PROBLEM DESCRIPTION: Skip the pictures and quote all of the lines exactly.

DATA SEGMENT:
•••••

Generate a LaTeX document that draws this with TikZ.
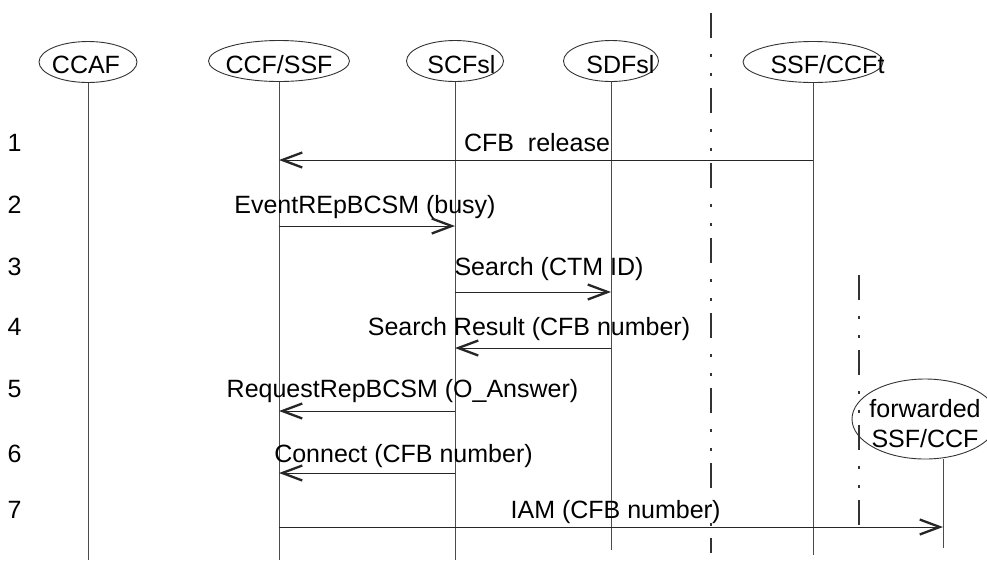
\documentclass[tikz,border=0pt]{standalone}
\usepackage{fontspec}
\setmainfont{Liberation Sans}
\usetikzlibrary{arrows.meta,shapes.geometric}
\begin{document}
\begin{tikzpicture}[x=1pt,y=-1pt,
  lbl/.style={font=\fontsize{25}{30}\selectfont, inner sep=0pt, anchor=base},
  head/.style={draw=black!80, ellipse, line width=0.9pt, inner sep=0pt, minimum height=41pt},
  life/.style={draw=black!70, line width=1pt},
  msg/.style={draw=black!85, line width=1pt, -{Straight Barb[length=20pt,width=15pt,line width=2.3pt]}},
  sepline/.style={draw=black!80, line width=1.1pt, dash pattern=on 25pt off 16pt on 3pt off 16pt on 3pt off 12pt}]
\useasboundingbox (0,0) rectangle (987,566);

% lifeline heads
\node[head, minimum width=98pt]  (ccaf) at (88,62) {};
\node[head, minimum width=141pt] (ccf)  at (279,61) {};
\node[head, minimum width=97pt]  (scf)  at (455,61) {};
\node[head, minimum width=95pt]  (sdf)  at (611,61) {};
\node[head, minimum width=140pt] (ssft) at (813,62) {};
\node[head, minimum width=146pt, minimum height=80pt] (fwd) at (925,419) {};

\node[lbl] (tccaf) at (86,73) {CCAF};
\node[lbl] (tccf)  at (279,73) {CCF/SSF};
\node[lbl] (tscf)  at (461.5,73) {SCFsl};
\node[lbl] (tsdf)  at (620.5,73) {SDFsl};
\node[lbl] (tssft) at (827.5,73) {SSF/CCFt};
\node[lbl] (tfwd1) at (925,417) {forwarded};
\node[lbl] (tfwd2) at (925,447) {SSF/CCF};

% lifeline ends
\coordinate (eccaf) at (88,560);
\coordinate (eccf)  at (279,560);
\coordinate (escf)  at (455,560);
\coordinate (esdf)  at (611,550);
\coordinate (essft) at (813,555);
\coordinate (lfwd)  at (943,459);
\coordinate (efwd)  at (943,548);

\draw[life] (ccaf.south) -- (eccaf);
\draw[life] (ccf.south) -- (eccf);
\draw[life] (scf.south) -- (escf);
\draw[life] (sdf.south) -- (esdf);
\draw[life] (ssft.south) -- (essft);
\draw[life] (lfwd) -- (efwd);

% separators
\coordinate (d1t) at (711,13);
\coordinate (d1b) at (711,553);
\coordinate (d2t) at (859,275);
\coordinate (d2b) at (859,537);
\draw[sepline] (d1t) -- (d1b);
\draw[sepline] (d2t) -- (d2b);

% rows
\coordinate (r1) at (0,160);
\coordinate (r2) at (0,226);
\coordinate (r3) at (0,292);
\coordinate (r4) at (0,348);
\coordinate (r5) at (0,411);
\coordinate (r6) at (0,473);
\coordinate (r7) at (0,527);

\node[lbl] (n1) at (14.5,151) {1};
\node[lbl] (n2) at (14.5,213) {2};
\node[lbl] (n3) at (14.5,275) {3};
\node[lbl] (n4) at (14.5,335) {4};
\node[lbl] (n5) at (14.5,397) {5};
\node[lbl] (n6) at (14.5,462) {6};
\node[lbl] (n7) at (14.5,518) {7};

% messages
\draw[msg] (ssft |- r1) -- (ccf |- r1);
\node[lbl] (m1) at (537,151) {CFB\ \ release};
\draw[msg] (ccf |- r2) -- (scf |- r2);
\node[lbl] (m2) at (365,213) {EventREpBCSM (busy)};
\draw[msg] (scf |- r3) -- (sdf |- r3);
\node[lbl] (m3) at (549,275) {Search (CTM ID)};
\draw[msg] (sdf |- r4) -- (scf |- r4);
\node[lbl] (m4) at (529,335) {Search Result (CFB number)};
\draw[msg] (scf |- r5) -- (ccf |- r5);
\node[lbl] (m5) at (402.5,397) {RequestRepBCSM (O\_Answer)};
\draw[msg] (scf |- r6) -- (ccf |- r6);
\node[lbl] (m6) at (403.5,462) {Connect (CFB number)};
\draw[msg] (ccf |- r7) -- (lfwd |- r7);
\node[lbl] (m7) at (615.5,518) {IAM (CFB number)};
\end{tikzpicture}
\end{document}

•••••

TASK RESULT:
Generate a LaTeX document that draws this with TikZ.
\documentclass[tikz,border=0pt]{standalone}
\usepackage{fontspec}
\setmainfont{Liberation Sans}
\usetikzlibrary{arrows.meta,shapes.geometric}
\begin{document}
\begin{tikzpicture}[x=1pt,y=-1pt,
  lbl/.style={font=\fontsize{25}{30}\selectfont, inner sep=0pt, anchor=base},
  head/.style={draw=black!80, ellipse, line width=0.9pt, inner sep=0pt, minimum height=41pt},
  life/.style={draw=black!70, line width=1pt},
  msg/.style={draw=black!85, line width=1pt, -{Straight Barb[length=20pt,width=15pt,line width=2.3pt]}},
  sepline/.style={draw=black!80, line width=1.1pt, dash pattern=on 25pt off 16pt on 3pt off 16pt on 3pt off 12pt}]
\useasboundingbox (0,0) rectangle (987,566);

% lifeline heads
\node[head, minimum width=98pt]  (ccaf) at (88,62) {};
\node[head, minimum width=141pt] (ccf)  at (279,61) {};
\node[head, minimum width=97pt]  (scf)  at (455,61) {};
\node[head, minimum width=95pt]  (sdf)  at (611,61) {};
\node[head, minimum width=140pt] (ssft) at (813,62) {};
\node[head, minimum width=146pt, minimum height=80pt] (fwd) at (925,419) {};

\node[lbl] (tccaf) at (86,73) {CCAF};
\node[lbl] (tccf)  at (279,73) {CCF/SSF};
\node[lbl] (tscf)  at (461.5,73) {SCFsl};
\node[lbl] (tsdf)  at (620.5,73) {SDFsl};
\node[lbl] (tssft) at (827.5,73) {SSF/CCFt};
\node[lbl] (tfwd1) at (925,417) {forwarded};
\node[lbl] (tfwd2) at (925,447) {SSF/CCF};

% lifeline ends
\coordinate (eccaf) at (88,560);
\coordinate (eccf)  at (279,560);
\coordinate (escf)  at (455,560);
\coordinate (esdf)  at (611,550);
\coordinate (essft) at (813,555);
\coordinate (lfwd)  at (943,459);
\coordinate (efwd)  at (943,548);

\draw[life] (ccaf.south) -- (eccaf);
\draw[life] (ccf.south) -- (eccf);
\draw[life] (scf.south) -- (escf);
\draw[life] (sdf.south) -- (esdf);
\draw[life] (ssft.south) -- (essft);
\draw[life] (lfwd) -- (efwd);

% separators
\coordinate (d1t) at (711,13);
\coordinate (d1b) at (711,553);
\coordinate (d2t) at (859,275);
\coordinate (d2b) at (859,537);
\draw[sepline] (d1t) -- (d1b);
\draw[sepline] (d2t) -- (d2b);

% rows
\coordinate (r1) at (0,160);
\coordinate (r2) at (0,226);
\coordinate (r3) at (0,292);
\coordinate (r4) at (0,348);
\coordinate (r5) at (0,411);
\coordinate (r6) at (0,473);
\coordinate (r7) at (0,527);

\node[lbl] (n1) at (14.5,151) {1};
\node[lbl] (n2) at (14.5,213) {2};
\node[lbl] (n3) at (14.5,275) {3};
\node[lbl] (n4) at (14.5,335) {4};
\node[lbl] (n5) at (14.5,397) {5};
\node[lbl] (n6) at (14.5,462) {6};
\node[lbl] (n7) at (14.5,518) {7};

% messages
\draw[msg] (ssft |- r1) -- (ccf |- r1);
\node[lbl] (m1) at (537,151) {CFB\ \ release};
\draw[msg] (ccf |- r2) -- (scf |- r2);
\node[lbl] (m2) at (365,213) {EventREpBCSM (busy)};
\draw[msg] (scf |- r3) -- (sdf |- r3);
\node[lbl] (m3) at (549,275) {Search (CTM ID)};
\draw[msg] (sdf |- r4) -- (scf |- r4);
\node[lbl] (m4) at (529,335) {Search Result (CFB number)};
\draw[msg] (scf |- r5) -- (ccf |- r5);
\node[lbl] (m5) at (402.5,397) {RequestRepBCSM (O\_Answer)};
\draw[msg] (scf |- r6) -- (ccf |- r6);
\node[lbl] (m6) at (403.5,462) {Connect (CFB number)};
\draw[msg] (ccf |- r7) -- (lfwd |- r7);
\node[lbl] (m7) at (615.5,518) {IAM (CFB number)};
\end{tikzpicture}
\end{document}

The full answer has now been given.